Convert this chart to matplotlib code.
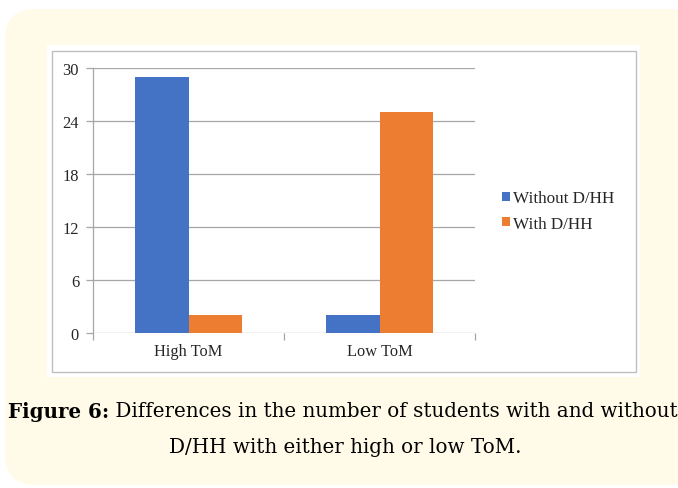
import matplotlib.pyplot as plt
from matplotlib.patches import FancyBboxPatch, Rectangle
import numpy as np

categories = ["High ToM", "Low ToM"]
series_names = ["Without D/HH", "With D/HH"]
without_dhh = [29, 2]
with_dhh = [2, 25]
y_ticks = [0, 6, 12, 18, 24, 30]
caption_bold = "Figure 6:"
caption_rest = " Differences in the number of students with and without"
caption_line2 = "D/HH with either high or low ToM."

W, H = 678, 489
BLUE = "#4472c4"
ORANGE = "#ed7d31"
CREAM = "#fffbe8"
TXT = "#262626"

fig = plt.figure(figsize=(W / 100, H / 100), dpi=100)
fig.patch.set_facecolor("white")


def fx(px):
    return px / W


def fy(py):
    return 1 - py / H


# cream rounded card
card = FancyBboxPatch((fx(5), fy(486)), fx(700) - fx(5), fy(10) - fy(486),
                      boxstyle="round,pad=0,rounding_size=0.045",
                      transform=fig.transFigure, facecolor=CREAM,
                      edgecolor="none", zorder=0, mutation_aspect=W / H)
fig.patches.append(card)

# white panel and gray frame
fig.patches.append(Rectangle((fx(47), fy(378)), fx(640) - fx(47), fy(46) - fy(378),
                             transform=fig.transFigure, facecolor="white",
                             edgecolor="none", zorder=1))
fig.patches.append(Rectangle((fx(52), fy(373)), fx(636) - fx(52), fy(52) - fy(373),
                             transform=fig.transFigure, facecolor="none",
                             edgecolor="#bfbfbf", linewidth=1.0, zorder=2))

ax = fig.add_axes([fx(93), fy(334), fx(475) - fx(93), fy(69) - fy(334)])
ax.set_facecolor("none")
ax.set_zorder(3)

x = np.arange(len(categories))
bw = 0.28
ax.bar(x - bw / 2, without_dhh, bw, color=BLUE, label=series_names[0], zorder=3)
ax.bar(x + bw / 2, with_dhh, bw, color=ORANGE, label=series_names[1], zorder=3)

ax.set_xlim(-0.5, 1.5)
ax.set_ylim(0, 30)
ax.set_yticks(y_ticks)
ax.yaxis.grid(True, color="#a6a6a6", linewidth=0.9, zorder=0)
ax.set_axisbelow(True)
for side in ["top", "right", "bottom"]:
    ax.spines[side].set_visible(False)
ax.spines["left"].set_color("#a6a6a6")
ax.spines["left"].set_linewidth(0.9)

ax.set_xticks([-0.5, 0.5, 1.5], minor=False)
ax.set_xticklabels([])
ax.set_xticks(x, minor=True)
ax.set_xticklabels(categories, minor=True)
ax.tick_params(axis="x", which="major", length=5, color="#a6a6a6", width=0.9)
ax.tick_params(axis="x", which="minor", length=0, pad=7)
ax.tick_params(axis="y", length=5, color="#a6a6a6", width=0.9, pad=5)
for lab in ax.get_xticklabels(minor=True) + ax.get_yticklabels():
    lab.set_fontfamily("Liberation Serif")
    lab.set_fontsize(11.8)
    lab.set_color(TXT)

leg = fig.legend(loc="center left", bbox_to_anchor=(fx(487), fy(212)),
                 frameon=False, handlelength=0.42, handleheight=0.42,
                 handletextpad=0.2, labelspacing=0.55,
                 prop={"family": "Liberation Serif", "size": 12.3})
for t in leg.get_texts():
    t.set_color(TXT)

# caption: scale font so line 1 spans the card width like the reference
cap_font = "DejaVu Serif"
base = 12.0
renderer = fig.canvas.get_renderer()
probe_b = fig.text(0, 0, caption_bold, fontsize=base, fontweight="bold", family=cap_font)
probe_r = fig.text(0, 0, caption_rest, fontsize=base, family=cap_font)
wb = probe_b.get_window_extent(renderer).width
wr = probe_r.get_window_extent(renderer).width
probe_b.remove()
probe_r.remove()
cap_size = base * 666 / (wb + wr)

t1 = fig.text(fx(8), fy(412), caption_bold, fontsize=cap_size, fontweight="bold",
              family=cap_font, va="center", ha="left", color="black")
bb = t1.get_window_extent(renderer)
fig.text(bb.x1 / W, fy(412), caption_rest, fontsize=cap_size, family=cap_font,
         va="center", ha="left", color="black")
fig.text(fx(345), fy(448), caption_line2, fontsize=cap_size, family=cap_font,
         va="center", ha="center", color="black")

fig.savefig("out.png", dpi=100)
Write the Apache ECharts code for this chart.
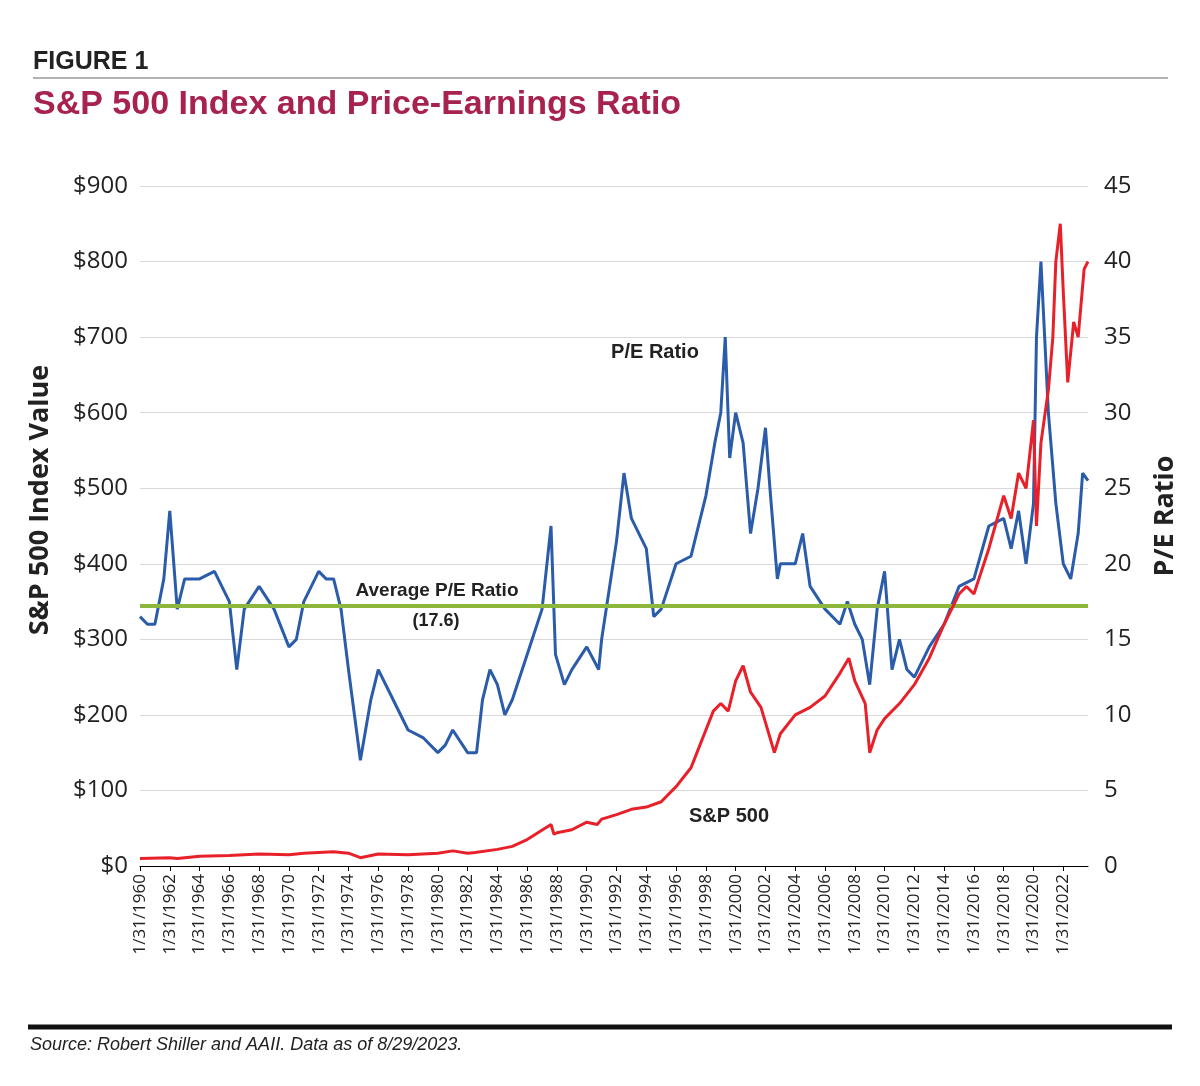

|---|

Every entry above is to be set down exactly; the pictures are to be left out.

Convert this chart to matplotlib code.
import matplotlib.pyplot as plt
from matplotlib.patches import FancyBboxPatch, Rectangle
import numpy as np

categories = ["High ToM", "Low ToM"]
series_names = ["Without D/HH", "With D/HH"]
without_dhh = [29, 2]
with_dhh = [2, 25]
y_ticks = [0, 6, 12, 18, 24, 30]
caption_bold = "Figure 6:"
caption_rest = " Differences in the number of students with and without"
caption_line2 = "D/HH with either high or low ToM."

W, H = 678, 489
BLUE = "#4472c4"
ORANGE = "#ed7d31"
CREAM = "#fffbe8"
TXT = "#262626"

fig = plt.figure(figsize=(W / 100, H / 100), dpi=100)
fig.patch.set_facecolor("white")


def fx(px):
    return px / W


def fy(py):
    return 1 - py / H


# cream rounded card
card = FancyBboxPatch((fx(5), fy(486)), fx(700) - fx(5), fy(10) - fy(486),
                      boxstyle="round,pad=0,rounding_size=0.045",
                      transform=fig.transFigure, facecolor=CREAM,
                      edgecolor="none", zorder=0, mutation_aspect=W / H)
fig.patches.append(card)

# white panel and gray frame
fig.patches.append(Rectangle((fx(47), fy(378)), fx(640) - fx(47), fy(46) - fy(378),
                             transform=fig.transFigure, facecolor="white",
                             edgecolor="none", zorder=1))
fig.patches.append(Rectangle((fx(52), fy(373)), fx(636) - fx(52), fy(52) - fy(373),
                             transform=fig.transFigure, facecolor="none",
                             edgecolor="#bfbfbf", linewidth=1.0, zorder=2))

ax = fig.add_axes([fx(93), fy(334), fx(475) - fx(93), fy(69) - fy(334)])
ax.set_facecolor("none")
ax.set_zorder(3)

x = np.arange(len(categories))
bw = 0.28
ax.bar(x - bw / 2, without_dhh, bw, color=BLUE, label=series_names[0], zorder=3)
ax.bar(x + bw / 2, with_dhh, bw, color=ORANGE, label=series_names[1], zorder=3)

ax.set_xlim(-0.5, 1.5)
ax.set_ylim(0, 30)
ax.set_yticks(y_ticks)
ax.yaxis.grid(True, color="#a6a6a6", linewidth=0.9, zorder=0)
ax.set_axisbelow(True)
for side in ["top", "right", "bottom"]:
    ax.spines[side].set_visible(False)
ax.spines["left"].set_color("#a6a6a6")
ax.spines["left"].set_linewidth(0.9)

ax.set_xticks([-0.5, 0.5, 1.5], minor=False)
ax.set_xticklabels([])
ax.set_xticks(x, minor=True)
ax.set_xticklabels(categories, minor=True)
ax.tick_params(axis="x", which="major", length=5, color="#a6a6a6", width=0.9)
ax.tick_params(axis="x", which="minor", length=0, pad=7)
ax.tick_params(axis="y", length=5, color="#a6a6a6", width=0.9, pad=5)
for lab in ax.get_xticklabels(minor=True) + ax.get_yticklabels():
    lab.set_fontfamily("Liberation Serif")
    lab.set_fontsize(11.8)
    lab.set_color(TXT)

leg = fig.legend(loc="center left", bbox_to_anchor=(fx(487), fy(212)),
                 frameon=False, handlelength=0.42, handleheight=0.42,
                 handletextpad=0.2, labelspacing=0.55,
                 prop={"family": "Liberation Serif", "size": 12.3})
for t in leg.get_texts():
    t.set_color(TXT)

# caption: scale font so line 1 spans the card width like the reference
cap_font = "DejaVu Serif"
base = 12.0
renderer = fig.canvas.get_renderer()
probe_b = fig.text(0, 0, caption_bold, fontsize=base, fontweight="bold", family=cap_font)
probe_r = fig.text(0, 0, caption_rest, fontsize=base, family=cap_font)
wb = probe_b.get_window_extent(renderer).width
wr = probe_r.get_window_extent(renderer).width
probe_b.remove()
probe_r.remove()
cap_size = base * 666 / (wb + wr)

t1 = fig.text(fx(8), fy(412), caption_bold, fontsize=cap_size, fontweight="bold",
              family=cap_font, va="center", ha="left", color="black")
bb = t1.get_window_extent(renderer)
fig.text(bb.x1 / W, fy(412), caption_rest, fontsize=cap_size, family=cap_font,
         va="center", ha="left", color="black")
fig.text(fx(345), fy(448), caption_line2, fontsize=cap_size, family=cap_font,
         va="center", ha="center", color="black")

fig.savefig("out.png", dpi=100)
Write the Apache ECharts code for this chart.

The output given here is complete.